En novembre 2011, la bergerie des Malassis est installée, sans l’accord de la mairie, mais sans opposition. “Tout le monde hallucine, c’était surréaliste. L’animal fait paysage. Tu pourrais mettre un troupeau de chèvres dans une décharge, les gens viendraient“, remarque Gilles Amar. Ce qui était une expérimentation devient un point de rencontre à Bagnolet, même si les détracteurs n’ont pas manqué. “C’était une époque, ça fait vieux con de dire ça, où il y avait plus de liberté, parce qu’il y avait plus d’espace. Aujourd’hui, comme il y en a radicalement moins, il y a moins de possibilités“, pointe Gilles Amar. “On s’est fait sur les friches de la rénovation urbaine, un peu comme les graffeurs qui ont squatté les anciennes usines, avant que le principe s’institutionnalise. Les Malassis, c’était plein de cités, sans grilles, avec des espaces verts et publics partout au pied des immeubles. On était encore dans l’utopie du logement social et collectif. En même temps, les collectivités ont commencé à avoir moins d’argent après la crise financière. Ça se voyait parce que les espaces verts commençaient à être moins entretenus. Ce sentiment de délaissement a été accentué par le début de la rénovation urbaine. Il y a donc un espace qui s’est ouvert pour une association comme la nôtre“, relate-t-il.

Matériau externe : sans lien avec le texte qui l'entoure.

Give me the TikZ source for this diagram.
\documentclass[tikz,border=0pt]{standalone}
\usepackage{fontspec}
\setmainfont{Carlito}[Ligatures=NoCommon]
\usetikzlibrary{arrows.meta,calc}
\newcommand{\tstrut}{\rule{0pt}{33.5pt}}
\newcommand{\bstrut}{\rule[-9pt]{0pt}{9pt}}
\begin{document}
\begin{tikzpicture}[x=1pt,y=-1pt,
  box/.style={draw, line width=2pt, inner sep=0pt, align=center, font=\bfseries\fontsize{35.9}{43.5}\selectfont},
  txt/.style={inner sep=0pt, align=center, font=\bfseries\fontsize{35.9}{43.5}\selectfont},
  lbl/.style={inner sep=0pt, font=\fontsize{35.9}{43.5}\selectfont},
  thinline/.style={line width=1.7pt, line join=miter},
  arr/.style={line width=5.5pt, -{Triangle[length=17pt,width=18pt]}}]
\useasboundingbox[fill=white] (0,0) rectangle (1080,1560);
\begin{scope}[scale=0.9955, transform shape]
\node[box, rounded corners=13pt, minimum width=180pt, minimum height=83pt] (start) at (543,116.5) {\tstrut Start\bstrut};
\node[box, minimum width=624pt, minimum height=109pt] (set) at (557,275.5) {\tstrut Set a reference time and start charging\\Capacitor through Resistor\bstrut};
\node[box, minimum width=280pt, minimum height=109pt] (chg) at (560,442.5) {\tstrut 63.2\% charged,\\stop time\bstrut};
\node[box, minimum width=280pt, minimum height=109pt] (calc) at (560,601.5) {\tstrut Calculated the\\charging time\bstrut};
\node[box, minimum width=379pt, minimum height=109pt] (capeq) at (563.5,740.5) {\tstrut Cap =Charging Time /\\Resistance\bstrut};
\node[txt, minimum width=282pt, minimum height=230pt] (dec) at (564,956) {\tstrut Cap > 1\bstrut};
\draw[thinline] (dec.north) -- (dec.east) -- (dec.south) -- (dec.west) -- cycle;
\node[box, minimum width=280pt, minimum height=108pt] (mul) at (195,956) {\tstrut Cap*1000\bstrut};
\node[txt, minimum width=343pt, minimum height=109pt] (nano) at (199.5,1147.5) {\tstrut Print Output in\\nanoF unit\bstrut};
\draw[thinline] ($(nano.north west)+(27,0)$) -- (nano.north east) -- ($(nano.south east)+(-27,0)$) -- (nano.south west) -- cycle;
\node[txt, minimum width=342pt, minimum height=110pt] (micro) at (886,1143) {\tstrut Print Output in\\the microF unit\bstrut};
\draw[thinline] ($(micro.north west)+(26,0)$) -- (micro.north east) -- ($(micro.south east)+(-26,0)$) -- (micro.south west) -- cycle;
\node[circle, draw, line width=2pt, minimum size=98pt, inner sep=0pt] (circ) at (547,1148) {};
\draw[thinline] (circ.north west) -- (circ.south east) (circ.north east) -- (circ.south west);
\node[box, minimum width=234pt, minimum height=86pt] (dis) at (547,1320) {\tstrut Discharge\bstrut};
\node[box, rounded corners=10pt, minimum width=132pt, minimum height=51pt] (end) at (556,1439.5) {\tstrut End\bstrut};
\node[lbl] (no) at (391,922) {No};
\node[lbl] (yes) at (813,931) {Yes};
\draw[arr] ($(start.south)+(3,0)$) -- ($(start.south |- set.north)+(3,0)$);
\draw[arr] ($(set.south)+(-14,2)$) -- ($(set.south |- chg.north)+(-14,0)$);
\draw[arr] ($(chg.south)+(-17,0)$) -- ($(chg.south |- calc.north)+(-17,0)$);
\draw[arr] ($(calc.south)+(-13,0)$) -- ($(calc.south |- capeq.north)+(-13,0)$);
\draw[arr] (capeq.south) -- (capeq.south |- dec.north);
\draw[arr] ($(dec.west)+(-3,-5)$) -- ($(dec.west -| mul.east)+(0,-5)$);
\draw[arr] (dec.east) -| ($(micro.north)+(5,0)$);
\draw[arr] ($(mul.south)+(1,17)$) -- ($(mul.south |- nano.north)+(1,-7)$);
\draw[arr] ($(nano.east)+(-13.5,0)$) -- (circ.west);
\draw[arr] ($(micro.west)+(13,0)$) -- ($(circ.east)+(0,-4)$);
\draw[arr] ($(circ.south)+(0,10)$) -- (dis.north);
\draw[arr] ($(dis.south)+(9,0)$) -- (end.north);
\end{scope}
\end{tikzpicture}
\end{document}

“On va se faire carotte par les légumes“
S’il récuse toute idée d’engagement militant, la bergerie de Sors de terre constitue en elle-même une critique en creux de la rénovation urbaine telle qu’elle est parfois conduite dans certains quartiers. “Avant l’Anru 1, la cité Blanqui c’était deux bâtiments de quatre étages, maintenant il y en a cinq de sept étages et on met des grilles partout pour “résidentialiser”. Il y avait pleins d’arbres, des terrains de boules fameux… Les chèvres pour nous, c’est un cheval de Troie. Là ou je peux passer avec, les gens aussi. Là où je peux les faire manger, les gamins peuvent jouer“, observe Gilles Amar qui n’est pas tendre non plus avec certaines conceptions de la nature en ville. “Je dis qu’on va se faire carotte par les légumes parce qu’il y a une agriculture urbaine qui participe de la privatisation du peu d’espace qu’il nous reste. Si les enfants n’ont pas le droit de jouer quelque part sous prétexte qu’on va écraser les légumes, c’est qu’il y a un problème. Les zones de productions doivent être situées sur les terres agricoles en zone péri-urbaines, sur le plateau de Saclay ou le triangle de Gonesse par exemple“, estime-t-il.

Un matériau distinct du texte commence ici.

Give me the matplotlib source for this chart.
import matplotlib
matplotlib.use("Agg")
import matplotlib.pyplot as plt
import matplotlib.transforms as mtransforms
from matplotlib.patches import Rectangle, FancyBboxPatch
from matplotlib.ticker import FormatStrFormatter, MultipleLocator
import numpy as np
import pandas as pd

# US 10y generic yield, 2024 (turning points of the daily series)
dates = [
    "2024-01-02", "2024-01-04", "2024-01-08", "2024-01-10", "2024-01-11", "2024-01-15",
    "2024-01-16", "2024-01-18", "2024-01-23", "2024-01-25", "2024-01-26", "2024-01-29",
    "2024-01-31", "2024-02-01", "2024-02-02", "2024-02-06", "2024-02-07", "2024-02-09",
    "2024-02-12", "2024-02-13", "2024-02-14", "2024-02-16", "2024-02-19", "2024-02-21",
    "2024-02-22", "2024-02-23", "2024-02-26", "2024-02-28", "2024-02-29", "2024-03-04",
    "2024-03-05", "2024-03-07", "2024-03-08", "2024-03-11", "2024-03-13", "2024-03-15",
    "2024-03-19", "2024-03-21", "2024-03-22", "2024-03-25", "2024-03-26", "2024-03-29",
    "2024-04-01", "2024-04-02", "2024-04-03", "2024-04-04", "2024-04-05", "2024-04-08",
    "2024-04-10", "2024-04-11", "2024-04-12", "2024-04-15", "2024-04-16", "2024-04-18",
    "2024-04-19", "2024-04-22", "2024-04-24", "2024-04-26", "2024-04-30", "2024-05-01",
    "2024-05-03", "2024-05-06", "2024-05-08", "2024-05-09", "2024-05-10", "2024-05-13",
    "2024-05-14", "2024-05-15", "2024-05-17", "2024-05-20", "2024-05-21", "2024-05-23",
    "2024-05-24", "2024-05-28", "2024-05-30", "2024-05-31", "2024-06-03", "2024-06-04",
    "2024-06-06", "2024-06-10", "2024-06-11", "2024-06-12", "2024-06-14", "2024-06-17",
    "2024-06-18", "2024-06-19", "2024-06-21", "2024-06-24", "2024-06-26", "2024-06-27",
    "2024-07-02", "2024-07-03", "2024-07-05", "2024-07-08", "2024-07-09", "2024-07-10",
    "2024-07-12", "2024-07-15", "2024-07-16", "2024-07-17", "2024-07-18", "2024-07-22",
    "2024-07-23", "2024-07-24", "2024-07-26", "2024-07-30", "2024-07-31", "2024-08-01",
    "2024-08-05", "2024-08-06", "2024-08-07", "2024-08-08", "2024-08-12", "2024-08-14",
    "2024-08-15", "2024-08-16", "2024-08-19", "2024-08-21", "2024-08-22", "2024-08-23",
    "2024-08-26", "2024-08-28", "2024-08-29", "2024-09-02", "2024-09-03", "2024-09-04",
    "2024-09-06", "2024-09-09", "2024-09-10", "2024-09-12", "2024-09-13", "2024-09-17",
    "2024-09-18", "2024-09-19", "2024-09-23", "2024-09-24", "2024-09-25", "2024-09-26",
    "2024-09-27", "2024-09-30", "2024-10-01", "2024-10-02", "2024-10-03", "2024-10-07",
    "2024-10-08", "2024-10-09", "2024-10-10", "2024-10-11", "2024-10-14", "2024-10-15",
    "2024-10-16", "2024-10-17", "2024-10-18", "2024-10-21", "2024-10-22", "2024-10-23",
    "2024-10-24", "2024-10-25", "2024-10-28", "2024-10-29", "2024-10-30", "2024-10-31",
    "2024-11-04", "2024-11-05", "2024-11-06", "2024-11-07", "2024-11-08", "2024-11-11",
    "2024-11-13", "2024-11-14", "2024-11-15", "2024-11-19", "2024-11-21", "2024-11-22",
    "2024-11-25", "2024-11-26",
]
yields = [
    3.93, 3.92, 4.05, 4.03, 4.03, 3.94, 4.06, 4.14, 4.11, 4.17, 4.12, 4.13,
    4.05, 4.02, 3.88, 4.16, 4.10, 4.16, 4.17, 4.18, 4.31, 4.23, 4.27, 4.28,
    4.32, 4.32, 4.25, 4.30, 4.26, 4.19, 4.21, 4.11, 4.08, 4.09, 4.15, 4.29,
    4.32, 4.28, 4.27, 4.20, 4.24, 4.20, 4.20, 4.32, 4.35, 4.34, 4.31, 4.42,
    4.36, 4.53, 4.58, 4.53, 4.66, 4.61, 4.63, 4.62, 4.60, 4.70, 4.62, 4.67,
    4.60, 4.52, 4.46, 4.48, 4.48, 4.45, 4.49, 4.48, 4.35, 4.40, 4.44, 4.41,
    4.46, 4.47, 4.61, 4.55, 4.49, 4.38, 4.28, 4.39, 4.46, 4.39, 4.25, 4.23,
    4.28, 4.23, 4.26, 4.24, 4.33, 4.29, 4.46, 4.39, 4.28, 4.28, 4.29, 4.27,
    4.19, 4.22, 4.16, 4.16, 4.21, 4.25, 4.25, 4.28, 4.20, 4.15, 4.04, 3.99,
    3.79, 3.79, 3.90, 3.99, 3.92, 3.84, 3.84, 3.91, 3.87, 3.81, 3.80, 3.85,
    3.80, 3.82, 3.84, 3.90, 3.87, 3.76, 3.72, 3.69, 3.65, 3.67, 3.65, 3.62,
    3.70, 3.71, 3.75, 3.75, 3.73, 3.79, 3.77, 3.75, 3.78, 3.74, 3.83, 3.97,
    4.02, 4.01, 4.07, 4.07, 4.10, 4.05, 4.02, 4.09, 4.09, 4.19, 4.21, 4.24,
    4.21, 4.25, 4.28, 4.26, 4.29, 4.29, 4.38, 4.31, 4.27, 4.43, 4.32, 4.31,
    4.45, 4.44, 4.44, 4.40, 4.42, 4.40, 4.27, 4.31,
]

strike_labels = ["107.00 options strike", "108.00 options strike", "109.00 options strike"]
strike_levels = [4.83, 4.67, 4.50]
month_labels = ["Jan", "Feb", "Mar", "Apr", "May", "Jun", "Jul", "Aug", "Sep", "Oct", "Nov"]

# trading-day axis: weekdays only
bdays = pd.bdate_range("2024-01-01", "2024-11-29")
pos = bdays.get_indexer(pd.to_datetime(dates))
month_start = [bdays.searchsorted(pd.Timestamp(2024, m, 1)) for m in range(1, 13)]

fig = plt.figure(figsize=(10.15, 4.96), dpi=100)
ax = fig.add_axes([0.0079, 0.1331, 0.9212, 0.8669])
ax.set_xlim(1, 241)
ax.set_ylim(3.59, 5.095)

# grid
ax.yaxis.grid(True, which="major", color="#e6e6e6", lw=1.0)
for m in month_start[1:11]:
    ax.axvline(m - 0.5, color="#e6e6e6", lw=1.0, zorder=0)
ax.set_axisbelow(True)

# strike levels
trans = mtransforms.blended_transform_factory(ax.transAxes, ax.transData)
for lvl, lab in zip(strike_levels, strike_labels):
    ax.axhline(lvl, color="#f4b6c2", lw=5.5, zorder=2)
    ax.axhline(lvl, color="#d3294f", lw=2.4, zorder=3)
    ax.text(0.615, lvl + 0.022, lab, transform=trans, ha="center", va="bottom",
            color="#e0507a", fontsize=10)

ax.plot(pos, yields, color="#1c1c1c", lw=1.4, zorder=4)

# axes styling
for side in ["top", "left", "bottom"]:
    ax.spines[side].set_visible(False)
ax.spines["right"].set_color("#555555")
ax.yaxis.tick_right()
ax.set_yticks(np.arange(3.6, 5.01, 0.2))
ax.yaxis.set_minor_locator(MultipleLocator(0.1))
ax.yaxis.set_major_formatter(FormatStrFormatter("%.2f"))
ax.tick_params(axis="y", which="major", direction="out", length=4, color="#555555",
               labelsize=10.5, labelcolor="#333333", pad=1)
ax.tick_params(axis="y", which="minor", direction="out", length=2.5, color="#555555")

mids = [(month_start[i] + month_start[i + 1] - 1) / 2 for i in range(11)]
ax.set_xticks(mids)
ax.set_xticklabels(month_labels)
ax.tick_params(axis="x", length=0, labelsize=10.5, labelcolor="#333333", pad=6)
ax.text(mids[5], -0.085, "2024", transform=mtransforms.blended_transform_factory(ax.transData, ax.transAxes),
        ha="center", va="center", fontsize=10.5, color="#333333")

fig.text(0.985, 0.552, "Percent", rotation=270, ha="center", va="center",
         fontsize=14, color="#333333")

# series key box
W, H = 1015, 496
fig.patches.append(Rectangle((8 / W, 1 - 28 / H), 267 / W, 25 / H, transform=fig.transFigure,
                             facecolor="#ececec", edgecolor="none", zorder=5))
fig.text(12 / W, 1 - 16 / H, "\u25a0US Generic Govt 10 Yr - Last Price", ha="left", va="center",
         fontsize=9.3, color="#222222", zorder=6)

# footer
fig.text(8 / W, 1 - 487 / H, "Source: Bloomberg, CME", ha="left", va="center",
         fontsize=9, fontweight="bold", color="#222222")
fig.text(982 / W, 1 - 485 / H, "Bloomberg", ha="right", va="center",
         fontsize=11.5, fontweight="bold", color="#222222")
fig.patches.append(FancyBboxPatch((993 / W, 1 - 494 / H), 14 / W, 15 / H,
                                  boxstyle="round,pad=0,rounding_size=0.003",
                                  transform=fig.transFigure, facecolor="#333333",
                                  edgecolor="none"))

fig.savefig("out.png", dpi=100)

“On veut rester ou essayer de rester un objet sociologique et écologique non identifié“
Au quotidien, l’association Sors de terre réalise d’ailleurs des prestations de gestion d’espaces verts et d’ateliers pédagogiques à Bagnolet, dans le quartier des Courtillères à Pantin, pour le compte de l’office HLM de l’intercommunalité Est Ensemble Habitat, mais aussi de collèges du département. “Notre boulot, c’est de transformer des espaces, mais on associe à chaque fois les habitants ou les élèves. Bien sûr que le but est de favoriser la biodiversité, mais je propose de la gestion différenciée. Quand les terrains sont assez grands, je peux faire du pâturage, mais je passe aussi la tondeuse. On fabrique du mobilier en bois comme des tables, des bancs…”, détaille Gilles Amar.
“Pour moi, la bergerie des Malassis, c’est la branche jardinage-élevage du hip hop“
Sur place, un petit bar en bois signale aussi les activités festives de l’association, comme l’organisation de concerts certains week-end, avec une forte prédilection pour le rap. “Pour moi, la bergerie des Malassis, c’est la branche jardinage-élevage du hip hop“, remarque le berger en souriant. Son prochain projet est de créer une sorte de “café des idées” mêlant des ateliers pédagogiques, une ludothèque avec sa table de ping pong et ses jeux de société, et une bibliothèque qu’il a commencé à constituer. “On veut rester ou essayer de rester un objet sociologique et écologique non identifié.”